31 Maple Street
Bristol, Connecticut USA
February 2, 2020
Luke 10:25-29, 36-37
Rev. Kristen J. Kleiman
Jesus calls us to love our neighbor, our metaphorical and our literal neighbor, the stranger and the person who lives beside us, our Christian and our non-Christian neighbors. Jesus calls us to show mercy, to have mercy, to be humble and patient, compassionate and understanding.
We are called, as Fred Rogers says, to show people that they do not have to be somebody they are not, and at the same time, we are called to encourage them “to choose to be the best of who [they are] at the moment.” And to know that they are liked exactly as they are. (Rogers, Life’s Journeys According to Mr. Rogers: things to remember along the way, pg 35)
This way of Jesus Christ, this way of love, of loving our neighbors and showing them kindness, mercy, understanding, and compassion changes the world, one person at a time.
And oh my goodness, it is exhausting. It can be incredibly exhausting to continuously dig down deep and find your unconditional love, especially when we are feeling fearful, especially when we are faced with another’s hurt or anger, most definitely when we are tired, stressed out and overwhelmed.
The ability to love our neighbor has to come from a deep well of love within us, and all too often, that well runs a little too dry.
So how do we follow Jesus, how do we love our neighbor, especially at those times when we can barely keep from falling ourselves?

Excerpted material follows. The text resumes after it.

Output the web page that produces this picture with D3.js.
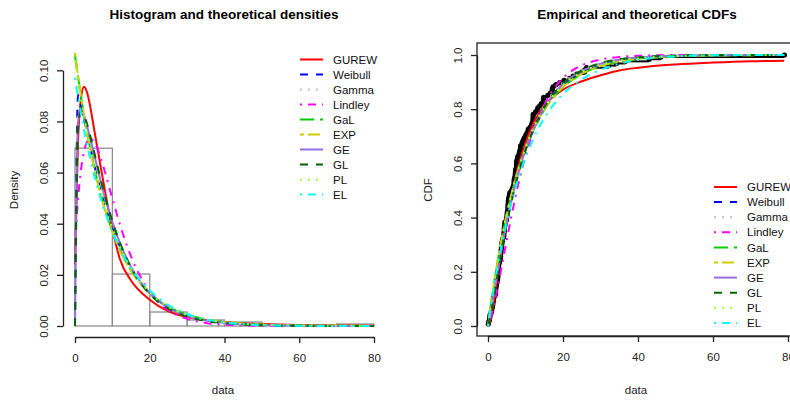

We remember “two are better than one, because they have a good reward for their toil. For if they fall, one will lift up the other;” (Ecclesiastes 4:9-10). In my study Bible, this passage is sub-titled “The Value of a Friend”, and in The Message translation, it continues saying, “By yourself you’re unprotected. With a friend you can face the worst.” (Ecclesiastes 4:12).
With a friend you can face the worst. If, when, you fall, a friend will lift you up. They are your emergency contact number and the person you can trust to have your back, just as you have theirs.
Do you have a friend like that? If you do, what a blessing from God. Unfortunately, in this age of individualism, in this age of social media, in this age of being busy, too many of us use the word “friend” for our 378 Facebook friends or our 294 Instagram or Twitter followers.
There are many definitions for the word friend. Facebook friends are friends. The person you work out next to three times a week at the gym and always talk about your lives but never see outside the gym, that person can be a friend. So can the grocery store clerk or waitress you catch up with weekly.
It is important to be connected to others, and to quote my college fraternity’s purpose, we are called to “cultivate acquaintance with many whom I meet, [And] to cherish friendships with but a chosen few.”
To cherish friendships with a chosen few and to study the perfecting of those friendships.
Sometimes, we take on so much in our desire to be a good neighbor, to love all our neighbors, to be faithful to God and the way of Jesus Christ, that we can get stretched pretty thin, and we fall.
I don’t think God wants that. I don’t think that serves God’s purposes at all – for us to be exhausted, lonely, and burnt out. God created us to be in connection. God created us to be in community. God created us for mutuality – and that means cherishing, investing in friendships with but a chosen few, with those few who will always be ready to pick you up, with those few who will have your back and be your first call in the middle of the night, with those few that you know you can face the worst and keep on going.
Who is that friend in your life? Who are those chosen few? And when was the last time you spoke with them? Spent time with them? Enjoyed their company and let the mutuality of your shared laughter, conversation, and support refresh one other?
Jesus calls us to love those neighbors too – our life-long, beside you no matter what friends, because they are the ones who make this life worth living and give us the much needed energy to transform the world with Christ’s love.